Hello everyone. I've been trying to come up with an answer to this question for a while now, however, I haven't had much luck.

My solution (first by reducing the matrix with elementary matrix operations):Find conditions on a, b, c, and d such that $\displaystyle ax-by=c$ and $\displaystyle bx+ay=d$ has no solution.

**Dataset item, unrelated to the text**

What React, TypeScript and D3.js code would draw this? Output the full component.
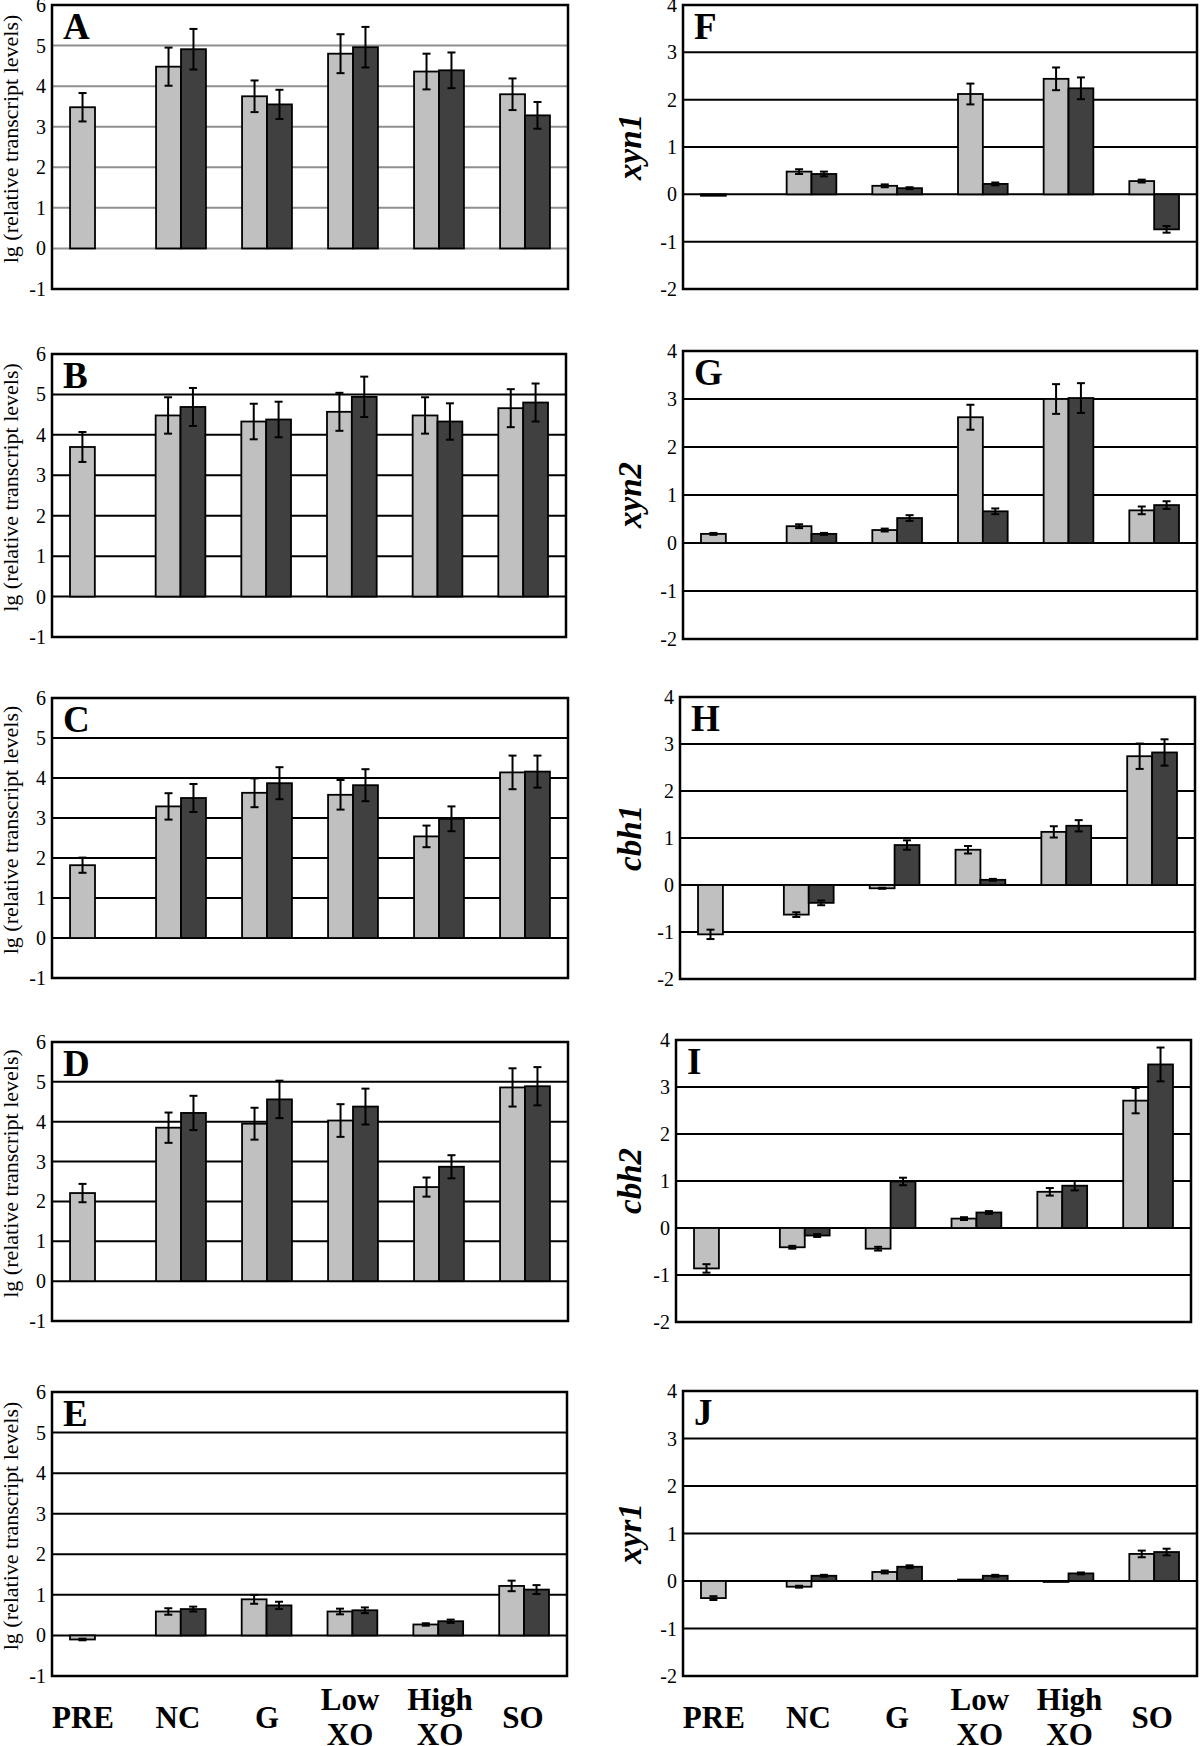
import React from "react";
import * as d3 from "d3";

const categories = ["PRE", "NC", "G", "Low XO", "High XO", "SO"];
const leftTicks = [-1, 0, 1, 2, 3, 4, 5, 6];
const rightTicks = [-2, -1, 0, 1, 2, 3, 4];

// Panel A
const aLight = [3.48, 4.48, 3.75, 4.8, 4.36, 3.8];
const aLightErr = [0.35, 0.47, 0.39, 0.48, 0.44, 0.39];
const aDark = [null, 4.91, 3.55, 4.96, 4.39, 3.28];
const aDarkErr = [null, 0.5, 0.36, 0.5, 0.44, 0.33];
// Panel B
const bLight = [3.7, 4.48, 4.33, 4.57, 4.48, 4.66];
const bLightErr = [0.37, 0.45, 0.44, 0.47, 0.45, 0.47];
const bDark = [null, 4.69, 4.38, 4.94, 4.33, 4.8];
const bDarkErr = [null, 0.47, 0.44, 0.5, 0.45, 0.47];
// Panel C
const cLight = [1.82, 3.29, 3.63, 3.58, 2.54, 4.14];
const cLightErr = [0.19, 0.33, 0.36, 0.37, 0.27, 0.42];
const cDark = [null, 3.5, 3.87, 3.82, 2.98, 4.16];
const cDarkErr = [null, 0.35, 0.4, 0.4, 0.31, 0.4];
// Panel D
const dLight = [2.21, 3.85, 3.95, 4.03, 2.36, 4.86];
const dLightErr = [0.23, 0.38, 0.4, 0.41, 0.24, 0.48];
const dDark = [null, 4.22, 4.56, 4.38, 2.87, 4.89];
const dDarkErr = [null, 0.43, 0.47, 0.45, 0.29, 0.48];
// Panel E
const eLight = [-0.1, 0.59, 0.89, 0.59, 0.27, 1.22];
const eLightErr = [0.02, 0.08, 0.11, 0.07, 0.03, 0.13];
const eDark = [null, 0.65, 0.74, 0.62, 0.35, 1.13];
const eDarkErr = [null, 0.06, 0.09, 0.07, 0.04, 0.11];
// Panel F (xyn1)
const fLight = [-0.03, 0.48, 0.18, 2.12, 2.44, 0.28];
const fLightErr = [0, 0.05, 0.03, 0.22, 0.24, 0.03];
const fDark = [null, 0.43, 0.13, 0.22, 2.24, -0.74];
const fDarkErr = [null, 0.05, 0.02, 0.03, 0.23, 0.07];
// Panel G (xyn2)
const gLight = [0.19, 0.35, 0.27, 2.62, 3.0, 0.68];
const gLightErr = [0.02, 0.04, 0.03, 0.26, 0.31, 0.08];
const gDark = [null, 0.19, 0.52, 0.66, 3.02, 0.79];
const gDarkErr = [null, 0.02, 0.06, 0.06, 0.31, 0.08];
// Panel H (cbh1)
const hLight = [-1.05, -0.63, -0.07, 0.75, 1.13, 2.74];
const hLightErr = [0.1, 0.05, 0.01, 0.08, 0.12, 0.27];
const hDark = [null, -0.38, 0.85, 0.11, 1.26, 2.82];
const hDarkErr = [null, 0.05, 0.1, 0.02, 0.12, 0.28];
// Panel I (cbh2)
const iLight = [-0.86, -0.41, -0.44, 0.2, 0.77, 2.71];
const iLightErr = [0.09, 0.03, 0.04, 0.03, 0.08, 0.27];
const iDark = [null, -0.16, 0.99, 0.33, 0.9, 3.48];
const iDarkErr = [null, 0.03, 0.08, 0.03, 0.1, 0.36];
// Panel J (xyr1)
const jLight = [-0.36, -0.12, 0.19, 0.03, -0.02, 0.57];
const jLightErr = [0.04, 0.02, 0.03, 0, 0, 0.07];
const jDark = [null, 0.11, 0.3, 0.11, 0.16, 0.61];
const jDarkErr = [null, 0.02, 0.03, 0.02, 0.02, 0.07];

const LEFT_TITLE = "lg (relative transcript levels)";
const FONT = "'Liberation Serif', 'Times New Roman', serif";
const LIGHT = "#c0c0c0";
const DARK = "#404040";
// horizontal nudge of category labels (layout only)
const labelNudge = [-12, -3, 0, -3, 1, -2];

const panels = [
  { id: "A", light: aLight, lightErr: aLightErr, dark: aDark, darkErr: aDarkErr, x0: 52, x1: 568, y0: 5, y1: 289, side: "left", grid: "#8f8f8f" },
  { id: "B", light: bLight, lightErr: bLightErr, dark: bDark, darkErr: bDarkErr, x0: 52, x1: 566, y0: 354, y1: 637, side: "left", grid: "#000" },
  { id: "C", light: cLight, lightErr: cLightErr, dark: cDark, darkErr: cDarkErr, x0: 52, x1: 568, y0: 698, y1: 978, side: "left", grid: "#000" },
  { id: "D", light: dLight, lightErr: dLightErr, dark: dDark, darkErr: dDarkErr, x0: 52, x1: 568, y0: 1042, y1: 1321, side: "left", grid: "#000" },
  { id: "E", light: eLight, lightErr: eLightErr, dark: eDark, darkErr: eDarkErr, x0: 52, x1: 567, y0: 1392, y1: 1676, side: "left", grid: "#000" },
  { id: "F", gene: "xyn1", light: fLight, lightErr: fLightErr, dark: fDark, darkErr: fDarkErr, x0: 683, x1: 1197, y0: 5, y1: 289, side: "right", grid: "#000" },
  { id: "G", gene: "xyn2", light: gLight, lightErr: gLightErr, dark: gDark, darkErr: gDarkErr, x0: 683, x1: 1197, y0: 351, y1: 639, side: "right", grid: "#000" },
  { id: "H", gene: "cbh1", light: hLight, lightErr: hLightErr, dark: hDark, darkErr: hDarkErr, x0: 680, x1: 1195, y0: 697, y1: 979, side: "right", grid: "#000" },
  { id: "I", gene: "cbh2", light: iLight, lightErr: iLightErr, dark: iDark, darkErr: iDarkErr, x0: 676, x1: 1191, y0: 1040, y1: 1322, side: "right", grid: "#000" },
  { id: "J", gene: "xyr1", light: jLight, lightErr: jLightErr, dark: jDark, darkErr: jDarkErr, x0: 683, x1: 1197, y0: 1391, y1: 1676, side: "right", grid: "#000" },
];

function Panel({ p }: { p: any }) {
  const isLeft = p.side === "left";
  const ticks = isLeft ? leftTicks : rightTicks;
  const y = d3.scaleLinear().domain([ticks[0], ticks[ticks.length - 1]]).range([p.y1, p.y0]);
  const x = d3.scaleBand().domain(categories).range([p.x0, p.x1]).padding(0);
  const bw = x.bandwidth() * 0.29;
  const series = [
    { vals: p.light, errs: p.lightErr, fill: LIGHT, off: -bw },
    { vals: p.dark, errs: p.darkErr, fill: DARK, off: 0 },
  ];
  const cy = (p.y0 + p.y1) / 2;
  return (
    <g>
      {ticks.map((t: number) => (
        <line key={"g" + t} x1={p.x0} x2={p.x1} y1={y(t)} y2={y(t)} stroke={p.grid} strokeWidth={2} />
      ))}
      {series.map((s, si) =>
        categories.map((c, i) => {
          const v = s.vals[i];
          if (v === null || v === undefined) return null;
          const cx = (x(c) as number) + x.bandwidth() / 2 + s.off;
          const top = y(Math.max(0, v));
          const bot = y(Math.min(0, v));
          return (
            <rect key={"b" + si + i} x={cx} y={top} width={bw} height={Math.max(bot - top, 0.8)}
              fill={s.fill} stroke="#000" strokeWidth={1.8} />
          );
        })
      )}
      {series.map((s, si) =>
        categories.map((c, i) => {
          const v = s.vals[i];
          const e = s.errs[i];
          if (v === null || v === undefined || !e) return null;
          const mx = (x(c) as number) + x.bandwidth() / 2 + s.off + bw / 2;
          const ya = y(v + e);
          const yb = y(v - e);
          return (
            <g key={"e" + si + i} stroke="#000" strokeWidth={2}>
              <line x1={mx} x2={mx} y1={ya} y2={yb} />
              <line x1={mx - 4} x2={mx + 4} y1={ya} y2={ya} />
              <line x1={mx - 4} x2={mx + 4} y1={yb} y2={yb} />
            </g>
          );
        })
      )}
      <rect x={p.x0} y={p.y0} width={p.x1 - p.x0} height={p.y1 - p.y0} fill="none" stroke="#000" strokeWidth={2.5} />
      {ticks.map((t: number) => (
        <text key={"t" + t} x={p.x0 - 6} y={y(t)} dy="0.35em" textAnchor="end" fontSize={20} fontFamily={FONT}>
          {t}
        </text>
      ))}
      <text x={p.x0 + 11} y={p.y0 + 34} fontSize={37} fontWeight="bold" fontFamily={FONT}>
        {p.id}
      </text>
      {isLeft ? (
        <text transform={`translate(18,${cy - 8}) rotate(-90)`} textAnchor="middle" fontSize={22} fontFamily={FONT}>
          {LEFT_TITLE}
        </text>
      ) : (
        <text transform={`translate(641,${cy}) rotate(-90)`} textAnchor="middle" fontSize={33}
          fontWeight="bold" fontStyle="italic" fontFamily={FONT}>
          {p.gene}
        </text>
      )}
    </g>
  );
}

function XLabels({ x0, x1 }: { x0: number; x1: number }) {
  const xs = d3.scaleBand().domain(categories).range([x0, x1]);
  return (
    <g fontSize={31} fontWeight="bold" fontFamily={FONT} textAnchor="middle">
      {categories.map((c, i) => {
        const parts = c.split(" ");
        const px = (xs(c) as number) + xs.bandwidth() / 2 + labelNudge[i];
        if (parts.length === 1) {
          return <text key={c} x={px} y={1728}>{c}</text>;
        }
        return (
          <text key={c} x={px} y={1710}>
            <tspan x={px}>{parts[0]}</tspan>
            <tspan x={px} dy={35}>{parts[1]}</tspan>
          </text>
        );
      })}
    </g>
  );
}

export default function App() {
  return (
    <svg width={1200} height={1746} style={{ position: "absolute", left: 0, top: 0, background: "#fff" }}>
      <rect x={0} y={0} width={1200} height={1746} fill="#fff" />
      {panels.map((p) => (
        <Panel key={p.id} p={p} />
      ))}
      <XLabels x0={52} x1={568} />
      <XLabels x0={683} x1={1197} />
    </svg>
  );
}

$\displaystyle \begin{bmatrix}a & -b & c \\b & a & d\end{bmatrix}\Rightarrow\begin{bmatrix}a & 0 & c+\frac{b(ad-bc)}{a^2+b^2} \\0 & b & \frac{b(ad-bc)}{a^2+b^2}\end{bmatrix}$

I know that a system will be inconsistent if a row (in this case) takes the form of this vector:

$\displaystyle \vec{R}_n = \begin{bmatrix}0, & 0, & a\end{bmatrix}, a \in \mathbb{R}_{\neq 0}$

Therefore, for the system to be inconsistent, it looks like $\displaystyle a$, $\displaystyle b$, or both should have to be zero. However, if $\displaystyle a=0$, the first row becomes the zero vector. If $\displaystyle b=0$, I get the zero vector in the second row. If I set both $\displaystyle a$ and $\displaystyle b$ equal to zero, I end up with an answer that doesn't quite make sense to me (because of the indeterminate 0/0 terms):

$\displaystyle \begin{bmatrix}0 & 0 & c+?\\ 0 & 0 & ?\end{bmatrix}$

Now, if $\displaystyle c \in \mathbb{R}_{\neq 0}$, the condition will be met, but I don't know how to reconcile the indeterminacy generated by the 0/0 quotients. Help would be greatly appreciated!